Fourth, previous studies on the topic are based on consumers from Muslim-majority countries like Pakistan, Malaysia, and Indonesia. Research on Islamic finance in general and family takaful in Muslim-minority countries are scant. Consequently, this study makes a vital contribution to the literature on the topic from a Muslim-minority country like South Africa, which is witnessing one of fastest growths in the Islamic religion by conversion (Vahed 2021).

Managerially, this study supports financial institutions in understanding how religious obligation strengthens attitude, subjective norm, and perceived behavioural control, and how these influence consumers’ intentions to purchase family takaful and, ultimately, their purchase behaviour. This study’s findings are essential for practitioners to formulate strategies to promote wider acceptance of takaful insurance.

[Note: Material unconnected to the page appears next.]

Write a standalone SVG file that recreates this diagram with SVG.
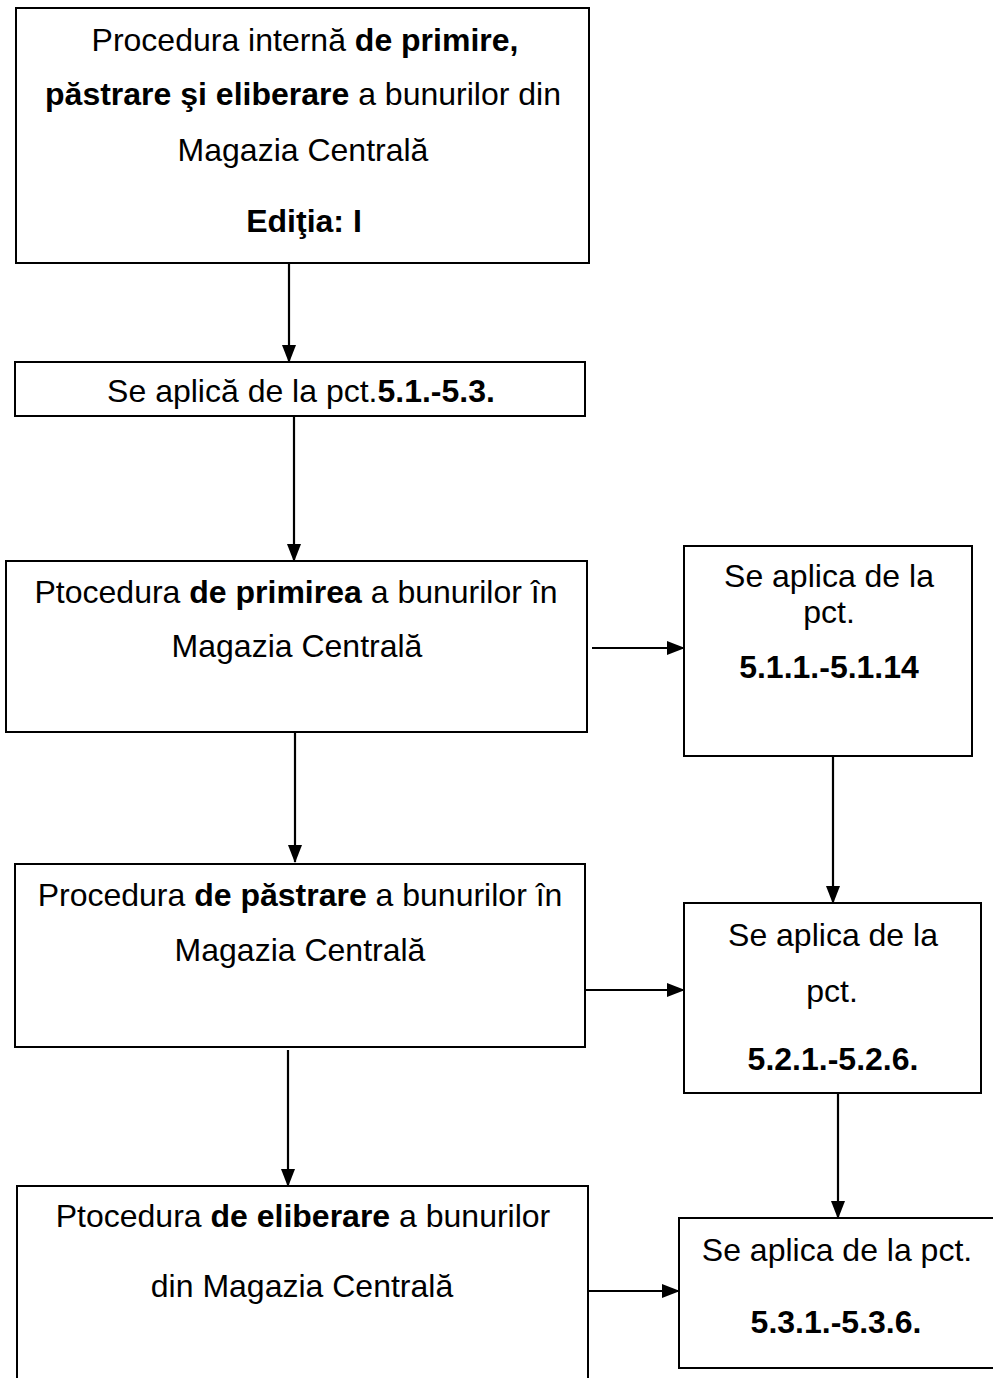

Limitations and directions for future study

Despite providing sound and insightful findings, this study has some limitations that should be considered in future research. Although the study focused on extending the TPB model with religious obligation and using gender as a mediating variable in the South African context, convenience and snowball sampling techniques were used for data collection from 235 respondents. Therefore, the generalisation of the findings across developed and other emerging countries should be treated with caution. Future research could consider other sampling methods, such as probability techniques, and use a larger sample size to enhance the validity of the findings. The construct adopted for the TBP extended model shows that the coefficient of determination only explained 65% of consumers’ intentions to accept family takaful, whereas the other 35% is explained by unknown factors not included in the examined model. This calls for additional factors on the TPB to be considered and examined by future researchers on a similar topic.